Friday, September 30, 2011

New Post on the Chronicle Blog

I did a new post on the Chronicle blog about my thoughts on what should and shouldn't be said to a jury in the aftermath of a verdict.

You can read it by clicking here.

4 comments:

Anonymous said...

Must be nice for those media ADAs to let bloggers like you do their job.

Nice, thoughtful, practical piece. No way that Gang could produce anything like it, not that they even tried. I suggest you send an invoice to the media ADA. How many of them are there now?

Anonymous said...

Who is kidding who? The office media ADA isn't there for the office - but is a "Lykos for DA" campaign marketing consultant. The media ADA has released two types of communications 1) Branding of the Office..."Pat Lykos..."; and 2) "after-the-fact summaries" where Lykos takes credit for good things or blames someone else for bad things.
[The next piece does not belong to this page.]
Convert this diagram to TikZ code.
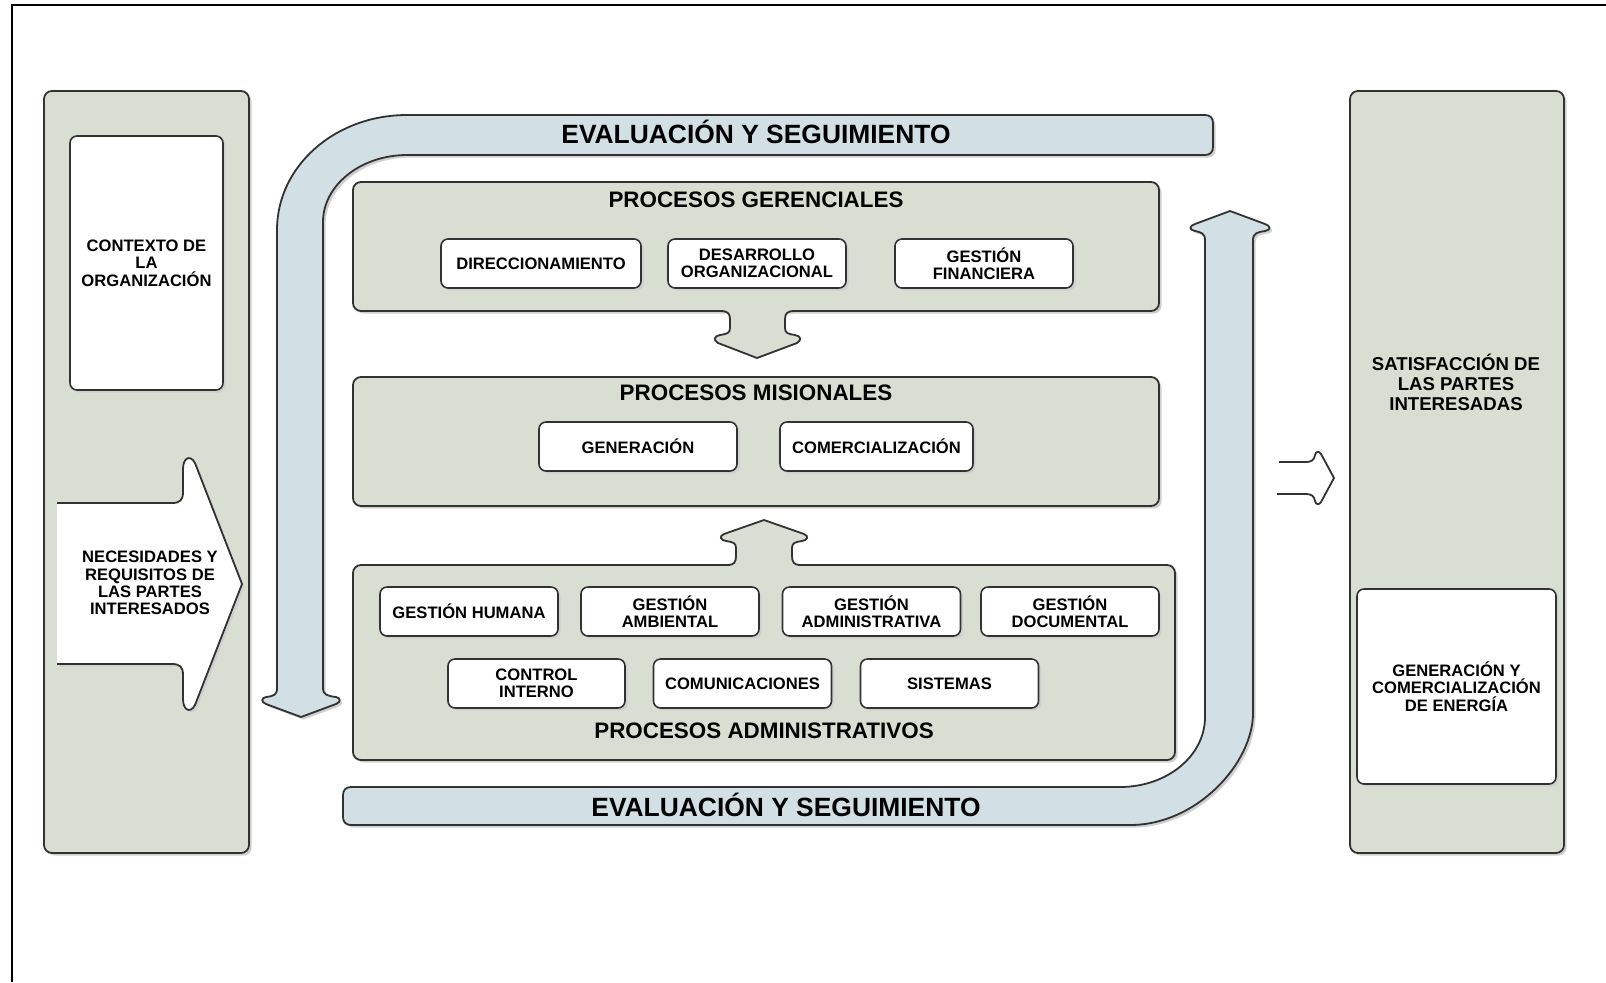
\documentclass[tikz,border=0pt]{standalone}
\usepackage{fontspec}
\setmainfont{Liberation Sans}
\usetikzlibrary{shadows}
\definecolor{sage}{RGB}{217,222,211}
\definecolor{evalblue}{RGB}{210,224,229}
\definecolor{edge}{RGB}{50,50,50}
\definecolor{shade}{RGB}{208,208,208}
\newcommand\myitemfont{\bfseries\fontsize{8.3}{8.7}\selectfont}
\newcommand\mytitlefont{\bfseries\fontsize{11.2}{13}\selectfont}
\newcommand\myevalfont{\bfseries\fontsize{13.2}{15}\selectfont}
\newcommand\mysidefont{\bfseries\fontsize{9.3}{10}\selectfont}
\begin{document}
\begin{tikzpicture}[x=0.5pt,y=-0.5pt,
 shad/.style={general shadow={fill=shade, shadow xshift=1.3pt, shadow yshift=-1.3pt}},
 colbox/.style={draw=edge, line width=0.9pt, fill=sage, rounded corners=4pt, shad, inner sep=0pt},
 procbox/.style={draw=edge, line width=0.9pt, fill=sage, rounded corners=4pt, shad, inner sep=0pt},
 itembox/.style={draw=edge, line width=0.8pt, fill=white, rounded corners=3.5pt, shad, inner sep=0pt, align=center, font=\myitemfont},
 gerbox/.style={itembox, minimum height=24.5pt},
 plaintext/.style={inner sep=0pt, align=center, font=\myitemfont},
 sidetext/.style={inner sep=0pt, align=center, font=\mysidefont},
 titletext/.style={inner sep=0pt, font=\mytitlefont},
 evaltext/.style={inner sep=0pt, font=\myevalfont},
 evalarrow/.style={draw=edge, line width=0.9pt, fill=evalblue, shad},
 blockarrow/.style={draw=edge, line width=0.9pt},
 frameline/.style={draw=black, line width=1.1pt}
]
\useasboundingbox (0,0) rectangle (1606,982);
% frame
\draw[frameline] (12,982) -- (12,5) -- (1606,5);

% left column
\node[colbox, minimum width=102.5pt, minimum height=381pt] (leftcol) at (146.5,472) {};
\node[itembox, minimum width=76.5pt, minimum height=127pt] (contexto) at (146.5,263) {CONTEXTO DE\\LA\\ORGANIZACIÓN};
\draw[blockarrow, fill=white, shad] (57,503) -- (172,503) .. controls (180,503) and (183,500) .. (183,492) -- (183,469)
  .. controls (183,458) and (190,454) .. (195,463) -- (242,584) -- (195,705)
  .. controls (190,714) and (183,710) .. (183,699) -- (183,675) .. controls (183,667) and (180,664) .. (172,664) -- (57,664);
\node[plaintext] (necesidades) at (150,583) {NECESIDADES Y\\REQUISITOS DE\\LAS PARTES\\INTERESADOS};

% right column
\node[colbox, minimum width=107pt, minimum height=381pt] (rightcol) at (1457,472) {};
\node[sidetext] (satisf) at (1456,382) {SATISFACCIÓN DE\\LAS PARTES\\INTERESADAS};
\node[itembox, minimum width=99.5pt, minimum height=97.5pt] (genycom) at (1456.5,686.5) {GENERACIÓN Y\\COMERCIALIZACIÓN\\DE ENERGÍA};

% top evaluation band
\draw[evalarrow] (407,115) -- (1205,115) .. controls (1210,115) and (1213,118) .. (1213,123) -- (1213,147)
  .. controls (1213,152) and (1210,155) .. (1205,155) -- (407,155)
  .. controls (361,155) and (323,185) .. (323,222) -- (323,688)
  .. controls (323,695) and (328,696) .. (336,697) .. controls (341,698) and (341,702) .. (336,704)
  -- (301,717) -- (266,704) .. controls (261,702) and (261,698) .. (266,697)
  .. controls (274,696) and (277,695) .. (277,688) -- (277,230)
  .. controls (277,166) and (335,115) .. (407,115) -- cycle;
\node[evaltext] (evaltop) at (756,132) {EVALUACIÓN Y SEGUIMIENTO};

% bottom evaluation band
\draw[evalarrow] (351,787) -- (1120,787) .. controls (1167,787) and (1205,756) .. (1205,717) -- (1205,240)
  .. controls (1205,233) and (1200,232) .. (1195,231) .. controls (1189,230) and (1189,226) .. (1195,224)
  -- (1230,211) -- (1265,224) .. controls (1271,226) and (1271,230) .. (1265,231)
  .. controls (1258,232) and (1253,233) .. (1253,240) -- (1253,713)
  .. controls (1253,763) and (1197,825) .. (1130,825) -- (351,825)
  .. controls (346,825) and (343,822) .. (343,817) -- (343,795) .. controls (343,790) and (346,787) .. (351,787) -- cycle;
\node[evaltext] (evalbot) at (786,805) {EVALUACIÓN Y SEGUIMIENTO};

% procesos gerenciales
\node[procbox, minimum width=403pt, minimum height=64.5pt] (gerenciales) at (756,246.5) {};
\node[titletext] (tger) at (756,200) {PROCESOS GERENCIALES};
\node[gerbox, minimum width=100pt] (direcc) at (541,263.5) {DIRECCIONAMIENTO};
\node[gerbox, minimum width=89pt] (desarrollo) at (757,263.5) {DESARROLLO\\ORGANIZACIONAL};
\node[gerbox, minimum width=89pt] (financiera) at (984,263.5) {GESTIÓN\\FINANCIERA};

% procesos misionales
\node[procbox, minimum width=403pt, minimum height=64.5pt] (misionales) at (756,441.5) {};
\node[titletext] (tmis) at (756,393) {PROCESOS MISIONALES};
\node[gerbox, minimum width=99pt] (generacion) at (638,446.5) {GENERACIÓN};
\node[gerbox, minimum width=96.5pt] (comercial) at (876.5,446.5) {COMERCIALIZACIÓN};

% procesos administrativos
\node[procbox, minimum width=411pt, minimum height=97.5pt] (administrativos) at (764,662.5) {};
\node[titletext] (tadm) at (764,731) {PROCESOS ADMINISTRATIVOS};
\node[gerbox, minimum width=89pt] (humana) at (469,611.5) {GESTIÓN HUMANA};
\node[gerbox, minimum width=89pt] (ambiental) at (670,611.5) {GESTIÓN\\AMBIENTAL};
\node[gerbox, minimum width=89pt] (administrativa) at (871.5,611.5) {GESTIÓN\\ADMINISTRATIVA};
\node[gerbox, minimum width=89pt] (documental) at (1070,611.5) {GESTIÓN\\DOCUMENTAL};
\node[gerbox, minimum width=88.5pt] (control) at (536.5,683.5) {CONTROL\\INTERNO};
\node[gerbox, minimum width=89pt] (comunic) at (742.5,683.5) {COMUNICACIONES};
\node[gerbox, minimum width=89pt] (sistemas) at (949.5,683.5) {SISTEMAS};

% down arrow gerenciales -> misionales
\fill[sage] (723,305) rectangle (792,312);
\draw[blockarrow, fill=sage] (721,311) .. controls (727,311) and (730,313) .. (730,319) -- (730,328)
  .. controls (730,333) and (727,334) .. (720,335) .. controls (714,336) and (713,340) .. (718,343)
  -- (757,358) -- (797,343) .. controls (802,340) and (801,336) .. (795,335)
  .. controls (788,334) and (785,333) .. (785,328) -- (785,319) .. controls (785,313) and (788,311) .. (794,311);

% up arrow administrativos -> misionales
\fill[sage] (730,564) rectangle (798,570);
\draw[blockarrow, fill=sage] (728,565) .. controls (734,565) and (736,562) .. (736,556) -- (736,548)
  .. controls (736,543) and (733,542) .. (726,541) .. controls (720,540) and (719,536) .. (724,534)
  -- (764,520) -- (804,534) .. controls (809,536) and (808,540) .. (802,541)
  .. controls (795,542) and (792,543) .. (792,548) -- (792,556) .. controls (792,562) and (794,565) .. (800,565);

% right arrow
\draw[blockarrow, fill=white] (1279,462) -- (1305,462) .. controls (1312,462) and (1314,460) .. (1315,455)
  .. controls (1316,451) and (1319,451) .. (1321,454) -- (1334,478) -- (1321,502)
  .. controls (1319,505) and (1316,505) .. (1315,501) .. controls (1314,496) and (1312,494) .. (1305,494) -- (1277,494);
\end{tikzpicture}
\end{document}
Nothing released has benefitted the office or the upcoming cases - the only benefit recipient is Patsy's image. This alone is definitely a campaign ethics violation that should be investigated and stopped.

Anonymous said...

The most prudent advice when visiting with jurors at the conclusion of trial is to let them initiate the conversation, let them ask the questions, and only respond. That eliminates to a fair extent a claim of harassment or embarrassment. D.R. 3.06(d) , however, is a problem in application by use of the term "calculated" as opposed to "intended" - there is too much wiggle room. For example, a typical juror question might be: "Did you have any evidence of the defendant being previously in trouble?" and with a response of "The defendant had two prior assault convictions ruled inadmissible under the rules of evidence by the judge." Depending upon the tone and inflextion of voice, visual action, and other responses, the foregoing response could be "calculated" ("intended") to harrass and embarrass, and be in violation of the D.R., or to merely educate and address the question and arguably not be a violation. The bottom line is depending upon whose ox is being gored D.R. 3.06(d)is not as simple in its application as it might seem.
Calvin A. Hartmann

Bannager Bong said...

Interesting. I was an alternate juror on a murder trial in Maryland about 10 years ago. After the "real" jury went in to deliberate, I hung around and talked to the defense attorney and the prosecutor. I found it a stimulating conversation and they seemed interested in what worked for me and what didn't. Ultimately, the jury returned a guilty verdict that I would not have agreed with, so I don't know if my perceptions were all that useful to them.